L’expert a évoqué l’exemple de certains gènes d’animaux destinés à l’élevage bovin, qui ont disparu comme la vache de Nabeul, surnommée «la blonde du Cap Bon», cédant la place à d’autres races importées. Toutefois, la Tunisie continue à préserver les races pures des chèvres d’origine berbère, arabe, saklienne, et sardienne.

Concernant les volailles, Jemmali affirme que la Tunisie importe 100% de ses besoins en gènes animaliers mais aussi en plants pour des raisons commerciales et les intérêts des lobbies qui ont la main mise sur le secteur agricole.

Evasion des gènes tunisiens vers l’extérieur…

Jemmali et Harrabi parlent sans ambages des opérations légales de contrebande de certains échantillons des semences tunisiennes à l’extérieur sous le prétexte de la recherche scientifique menée par certains étudiants à l’étranger ou même par des entreprises internationales.

L’expert a affirmé que les autorités de contrôle à l’aéroport international de Tunis-Carthage ont saisi avant la révolution une grande quantité de variétés céréalières en possession d’une étudiante qui partait à l’étranger. Elle a expliqué sa possession de cette richesse dont le transfert vers l’extérieur du pays est organisé par la loi, par l’alibi de la recherche scientifique. Il n’existe pas en Tunisie, jusqu’à présent, une loi incriminant la contrebande des gènes alors que plusieurs pays ont mis en oeuvre des règlements interdisant le transfert de leur patrimoine de gènes hors des frontières.

Promulguer une loi sur le transfert des échantillons vers l’extérieur?

Les appréhensions sur la contrebande des gènes originaux tunisiens et la rétractation du rôle de la banque des gènes ont été transmises au directeur général de cette structure, Mbarek Ben Nasser. Il estime qu’il faut promulguer une loi déterminant les circuits de sortie des échantillons vers l’extérieur.
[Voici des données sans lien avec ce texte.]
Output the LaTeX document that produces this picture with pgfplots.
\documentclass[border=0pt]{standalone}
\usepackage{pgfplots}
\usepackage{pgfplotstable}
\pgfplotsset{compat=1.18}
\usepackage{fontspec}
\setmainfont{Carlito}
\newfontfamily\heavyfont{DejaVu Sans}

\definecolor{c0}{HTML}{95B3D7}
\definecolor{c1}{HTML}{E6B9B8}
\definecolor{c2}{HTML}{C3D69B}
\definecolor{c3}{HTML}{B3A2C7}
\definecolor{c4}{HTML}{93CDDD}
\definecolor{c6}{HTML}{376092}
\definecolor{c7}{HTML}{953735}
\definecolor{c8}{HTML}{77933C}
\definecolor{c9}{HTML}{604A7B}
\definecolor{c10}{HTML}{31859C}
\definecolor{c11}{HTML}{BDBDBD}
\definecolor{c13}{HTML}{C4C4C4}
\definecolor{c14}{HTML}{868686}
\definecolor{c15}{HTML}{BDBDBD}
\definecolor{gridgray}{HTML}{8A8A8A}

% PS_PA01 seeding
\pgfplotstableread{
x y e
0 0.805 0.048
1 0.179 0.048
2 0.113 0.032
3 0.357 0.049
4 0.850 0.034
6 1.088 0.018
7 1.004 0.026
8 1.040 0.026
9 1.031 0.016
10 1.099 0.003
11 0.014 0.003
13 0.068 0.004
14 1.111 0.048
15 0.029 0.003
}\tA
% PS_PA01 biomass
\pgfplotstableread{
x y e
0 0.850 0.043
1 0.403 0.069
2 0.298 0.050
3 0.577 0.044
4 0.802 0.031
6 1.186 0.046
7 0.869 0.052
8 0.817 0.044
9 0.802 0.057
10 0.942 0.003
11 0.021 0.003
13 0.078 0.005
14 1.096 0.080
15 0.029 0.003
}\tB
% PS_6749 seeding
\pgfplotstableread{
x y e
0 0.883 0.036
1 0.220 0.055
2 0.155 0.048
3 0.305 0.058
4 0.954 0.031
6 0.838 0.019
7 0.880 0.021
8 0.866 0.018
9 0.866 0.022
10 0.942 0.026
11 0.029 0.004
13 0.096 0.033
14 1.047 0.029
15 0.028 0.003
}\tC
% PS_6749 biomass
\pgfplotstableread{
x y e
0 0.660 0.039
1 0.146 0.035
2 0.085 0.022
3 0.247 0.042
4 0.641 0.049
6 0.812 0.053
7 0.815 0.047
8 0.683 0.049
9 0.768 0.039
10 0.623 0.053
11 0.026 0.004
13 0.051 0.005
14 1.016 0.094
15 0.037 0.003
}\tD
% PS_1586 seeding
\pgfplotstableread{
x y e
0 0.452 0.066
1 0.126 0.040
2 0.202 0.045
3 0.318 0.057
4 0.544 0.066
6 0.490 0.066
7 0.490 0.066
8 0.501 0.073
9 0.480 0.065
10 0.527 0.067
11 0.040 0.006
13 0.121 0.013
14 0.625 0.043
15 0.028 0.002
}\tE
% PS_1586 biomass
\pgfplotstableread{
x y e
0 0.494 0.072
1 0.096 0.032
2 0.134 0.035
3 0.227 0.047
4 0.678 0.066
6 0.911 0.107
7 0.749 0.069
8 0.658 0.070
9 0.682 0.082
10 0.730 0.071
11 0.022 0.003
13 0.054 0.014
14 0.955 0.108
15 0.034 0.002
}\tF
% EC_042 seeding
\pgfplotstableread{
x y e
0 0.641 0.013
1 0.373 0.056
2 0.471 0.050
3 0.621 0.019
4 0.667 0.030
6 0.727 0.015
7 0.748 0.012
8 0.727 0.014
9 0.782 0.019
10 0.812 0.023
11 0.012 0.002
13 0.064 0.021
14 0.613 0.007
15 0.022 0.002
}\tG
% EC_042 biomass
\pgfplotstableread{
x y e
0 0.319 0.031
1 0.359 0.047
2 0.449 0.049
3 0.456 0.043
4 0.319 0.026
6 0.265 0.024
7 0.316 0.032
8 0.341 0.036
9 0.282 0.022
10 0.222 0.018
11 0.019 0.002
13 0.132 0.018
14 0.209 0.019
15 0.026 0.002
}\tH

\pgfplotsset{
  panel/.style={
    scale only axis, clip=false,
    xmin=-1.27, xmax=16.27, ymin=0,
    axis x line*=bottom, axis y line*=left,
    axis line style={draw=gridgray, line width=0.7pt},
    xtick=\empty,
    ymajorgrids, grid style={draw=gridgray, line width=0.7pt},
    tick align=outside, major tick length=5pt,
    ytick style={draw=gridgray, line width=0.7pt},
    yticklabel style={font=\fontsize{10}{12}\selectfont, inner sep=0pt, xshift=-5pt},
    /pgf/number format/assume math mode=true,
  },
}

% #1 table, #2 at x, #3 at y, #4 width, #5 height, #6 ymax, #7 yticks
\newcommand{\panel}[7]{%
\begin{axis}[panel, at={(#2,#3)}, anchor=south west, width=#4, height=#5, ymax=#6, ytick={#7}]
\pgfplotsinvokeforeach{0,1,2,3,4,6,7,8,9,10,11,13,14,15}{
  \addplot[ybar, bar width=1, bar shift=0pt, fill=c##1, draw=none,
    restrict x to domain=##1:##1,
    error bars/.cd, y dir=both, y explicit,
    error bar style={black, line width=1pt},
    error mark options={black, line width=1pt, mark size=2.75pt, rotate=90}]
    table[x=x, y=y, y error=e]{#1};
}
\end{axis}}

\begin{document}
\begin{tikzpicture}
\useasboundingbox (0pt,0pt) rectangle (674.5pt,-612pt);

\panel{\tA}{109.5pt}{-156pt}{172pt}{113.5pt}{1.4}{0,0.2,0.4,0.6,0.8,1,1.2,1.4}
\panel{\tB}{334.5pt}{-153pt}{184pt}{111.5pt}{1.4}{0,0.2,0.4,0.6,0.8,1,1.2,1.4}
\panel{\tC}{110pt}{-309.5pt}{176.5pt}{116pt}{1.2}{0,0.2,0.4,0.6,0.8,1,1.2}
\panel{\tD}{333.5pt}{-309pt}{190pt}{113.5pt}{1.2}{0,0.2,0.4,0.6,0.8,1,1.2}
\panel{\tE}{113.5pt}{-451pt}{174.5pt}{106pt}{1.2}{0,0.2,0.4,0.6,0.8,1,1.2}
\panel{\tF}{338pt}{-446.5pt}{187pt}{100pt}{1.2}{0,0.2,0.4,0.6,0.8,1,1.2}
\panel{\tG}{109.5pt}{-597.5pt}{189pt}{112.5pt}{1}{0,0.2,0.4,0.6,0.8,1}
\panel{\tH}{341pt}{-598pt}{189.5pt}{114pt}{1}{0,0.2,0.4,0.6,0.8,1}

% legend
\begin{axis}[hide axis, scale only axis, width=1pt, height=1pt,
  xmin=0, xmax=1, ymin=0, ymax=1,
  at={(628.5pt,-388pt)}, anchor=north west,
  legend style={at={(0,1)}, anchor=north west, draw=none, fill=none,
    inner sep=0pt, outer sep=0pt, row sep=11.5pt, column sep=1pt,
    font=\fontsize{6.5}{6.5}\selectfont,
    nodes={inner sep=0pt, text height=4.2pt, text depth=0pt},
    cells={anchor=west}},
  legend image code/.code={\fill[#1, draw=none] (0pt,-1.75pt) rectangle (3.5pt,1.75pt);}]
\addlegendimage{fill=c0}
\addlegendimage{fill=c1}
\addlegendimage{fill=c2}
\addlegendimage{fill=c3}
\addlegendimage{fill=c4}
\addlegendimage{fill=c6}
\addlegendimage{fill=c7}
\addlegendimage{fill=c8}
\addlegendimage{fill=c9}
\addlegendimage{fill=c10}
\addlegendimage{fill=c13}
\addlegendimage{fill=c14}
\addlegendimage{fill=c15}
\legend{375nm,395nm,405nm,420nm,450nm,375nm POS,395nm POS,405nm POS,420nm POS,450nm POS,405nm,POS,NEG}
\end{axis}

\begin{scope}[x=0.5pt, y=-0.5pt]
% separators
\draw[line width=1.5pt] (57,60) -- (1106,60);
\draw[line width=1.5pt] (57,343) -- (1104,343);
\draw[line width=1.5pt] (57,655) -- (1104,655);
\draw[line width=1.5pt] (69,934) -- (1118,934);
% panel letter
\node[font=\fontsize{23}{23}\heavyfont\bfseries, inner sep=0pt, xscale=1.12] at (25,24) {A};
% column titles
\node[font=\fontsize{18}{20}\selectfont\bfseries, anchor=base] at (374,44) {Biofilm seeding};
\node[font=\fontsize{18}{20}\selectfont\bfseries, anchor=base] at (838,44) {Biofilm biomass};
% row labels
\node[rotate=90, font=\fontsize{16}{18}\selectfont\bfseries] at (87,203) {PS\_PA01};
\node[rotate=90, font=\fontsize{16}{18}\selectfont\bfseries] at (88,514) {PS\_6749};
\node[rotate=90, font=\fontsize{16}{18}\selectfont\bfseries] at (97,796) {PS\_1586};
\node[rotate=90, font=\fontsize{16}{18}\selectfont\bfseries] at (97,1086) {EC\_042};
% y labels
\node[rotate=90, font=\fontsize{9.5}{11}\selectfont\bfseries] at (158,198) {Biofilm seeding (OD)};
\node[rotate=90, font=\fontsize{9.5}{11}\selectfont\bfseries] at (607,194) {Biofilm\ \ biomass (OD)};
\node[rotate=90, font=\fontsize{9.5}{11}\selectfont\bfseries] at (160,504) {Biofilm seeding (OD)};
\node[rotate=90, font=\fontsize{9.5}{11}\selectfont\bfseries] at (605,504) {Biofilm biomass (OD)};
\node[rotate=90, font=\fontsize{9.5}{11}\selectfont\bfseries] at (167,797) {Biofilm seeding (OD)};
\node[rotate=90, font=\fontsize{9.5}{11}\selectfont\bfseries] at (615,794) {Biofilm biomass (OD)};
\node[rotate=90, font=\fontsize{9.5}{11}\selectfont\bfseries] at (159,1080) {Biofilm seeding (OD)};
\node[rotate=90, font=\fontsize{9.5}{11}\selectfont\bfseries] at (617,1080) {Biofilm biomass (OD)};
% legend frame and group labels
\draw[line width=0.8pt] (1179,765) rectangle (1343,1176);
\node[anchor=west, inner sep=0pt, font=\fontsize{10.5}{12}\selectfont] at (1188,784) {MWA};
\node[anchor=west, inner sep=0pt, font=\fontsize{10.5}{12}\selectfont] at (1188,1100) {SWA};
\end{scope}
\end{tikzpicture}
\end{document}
Pour lui, il est aussi nécessaire de créer une commission nationale, regroupant les autorités douanières et présidée par la Banque qui aura pour mission d’octroyer des permis aux chercheurs pour faire sortir vers l’extérieur des échantillons locaux.

Ben Naceur estime que l’action de la BNG a connu une certaine récession après la révolution, au point de ne pas pouvoir récupérer de l’extérieur les variétés locales, signalant que la banque renferme actuellement 40 mille échantillons dont 64% sont des échantillons de variétés céréalières.

Il a fait valoir que l’échec de l’expérience de la culture de certaines variétés locales à Kairouan revient à l’exigence de fournir le financement nécessaire pour les projets réalisés, alors que la banque ne se permet pas d’y investir au vu de la nature de ses activités.

L’expert Jemmali voit de son côté que la solution réside dans le développement de l’action de la banque nationale des gènes en la transformant en une institution chargée à la fois de la protection des gènes tunisiens et de la recherche scientifique pour que la banque ne soit pas dépendante des entreprises de recherche internationales et commerciales.

Ben Nasser, lui, a fait savoir que la banque procèdera pendant les cinq prochaines années à un programme de mise à niveau pour se conformer aux normes internationales. Les experts partagent les mêmes avis et pensent que l’agriculture tunisienne reste tributaire de l’importation si le patrimoine de gènes n’est pas développé.

Les Tunisiens, eux, souffriront en conséquence, dans une dizaine de régions, du spectre du chômage si le patrimoine des gènes n’est pas exploité dans le développement d’industries de transformation, capables de conquérir des marchés internationaux. Une question se pose toujours: quand compterons-nous sur nous-mêmes?